CEDU: l’attività sessuale non è un “dovere” nel matrimonio
L’idea predominante nella società è che l’amore romantico sia completato dall’attività sessuale. Il primo senza la seconda appare ancora come “difettato” in qualche modo.
Secondo un’indagine del “Pew research center” condotta nel 2016, il 61% degli intervistati riteneva il rapporto sessuale “molto importante” per un matrimonio felice.
Rapporti sessuali regolari sono considerati indici di relazioni romantiche “sane”, mentre la mancanza di sesso è interpretata come rivelatrice di problemi più profondi nella relazione di coppia. Questo, forse, perché il sesso è ancora considerato come la forma d’intimità più completa.

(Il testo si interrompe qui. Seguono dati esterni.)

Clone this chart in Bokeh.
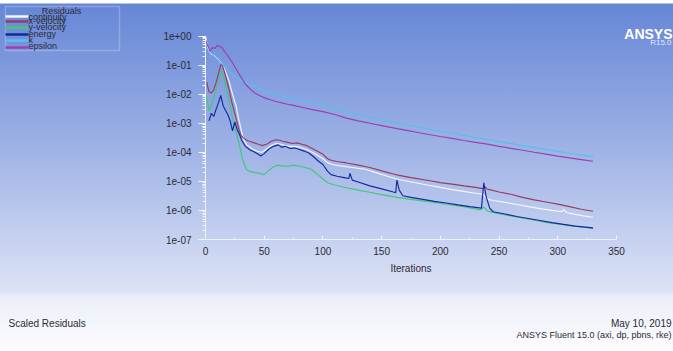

Sarebbe prolisso ribadire in questa sede che l’asessualità dimostra esattamente il contrario.
Tuttavia, è giusto ricordare che quell’idea socialmente prevalente è anche e purtroppo ancora un assunto giuridico in molti Stati.
Praticamente ovunque, il sesso è legalmente una “impostazione predefinita” del matrimonio, tanto che è possibile terminare questo in assenza di una vita sessuale di coppia. In molte realtà, i coniugi possono denunciare al giudice l’assenza di rapporti e, in presenza di determinati presupposti, ottenere il divorzio immediato, senza passare per la separazione.
Inoltre, l’astensione dal sesso può essere una causa di addebito del divorzio.
A tal proposito, è notizia del 23/1/2025 che la Francia è stata condannata dalla Corte Europea dei Diritti dell’Uomo (CEDU). La sentenza, convalidata dai giudici francesi (quello di primo grado, la Corte d’Appello di Versailles e, infine, la Corte di Cassazione) e impugnata davanti alla CEDU, aveva considerato che il rifiuto di una donna ad avere rapporti sessuali nell’ambito del matrimonio fosse una colpa tale da addebitarle in via esclusiva il divorzio.
La CEDU ha stabilito che continuare ad assumere a livello giuridico il sesso come “dovere coniugale” sia in contrasto con “la libertà sessuale, il diritto all’autonomia corporea e l’obbligo degli Stati di prevenire la violenza domestica e sessuale”; “il consenso al matrimonio non può implicare il consenso a futuri rapporti sessuali. Una tale interpretazione equivarrebbe a negare la natura riprovevole dello stupro coniugale”.
La Corte ha sottolineato che il marito avrebbe avuto altri mezzi a disposizione, per porre fine alla relazione, come il divorzio per alterazione definitiva del legame coniugale; ciò che avrebbe evitato di addurre motivi, lesivi dell’integrità fisica dell’altra parte.
Invece, nel caso in esame, “la Corte non è riuscita a individuare alcuna ragione in grado di giustificare questa ingerenza da parte delle autorità pubbliche nell’ambito della sessualità”.
La Corte Europea dei Diritti dell’Uomo è un istituito per l’attuazione della Convenzione Europea per la Salvaguardia dei Diritti dell’Uomo e delle Libertà Fondamentali. Ha sede a Strasburgo, in Francia e, ad oggi, conta 47 Stati aderenti, tra cui anche non membri dell’UE.
Si tratta di una decisione che, forse, costituirà un punto di svolta nell’ambito del Diritto Europeo e che contribuirà all’affermazione su basi più solide del principio, secondo il quale il matrimonio mai può essere assimilato a una servitù sessuale.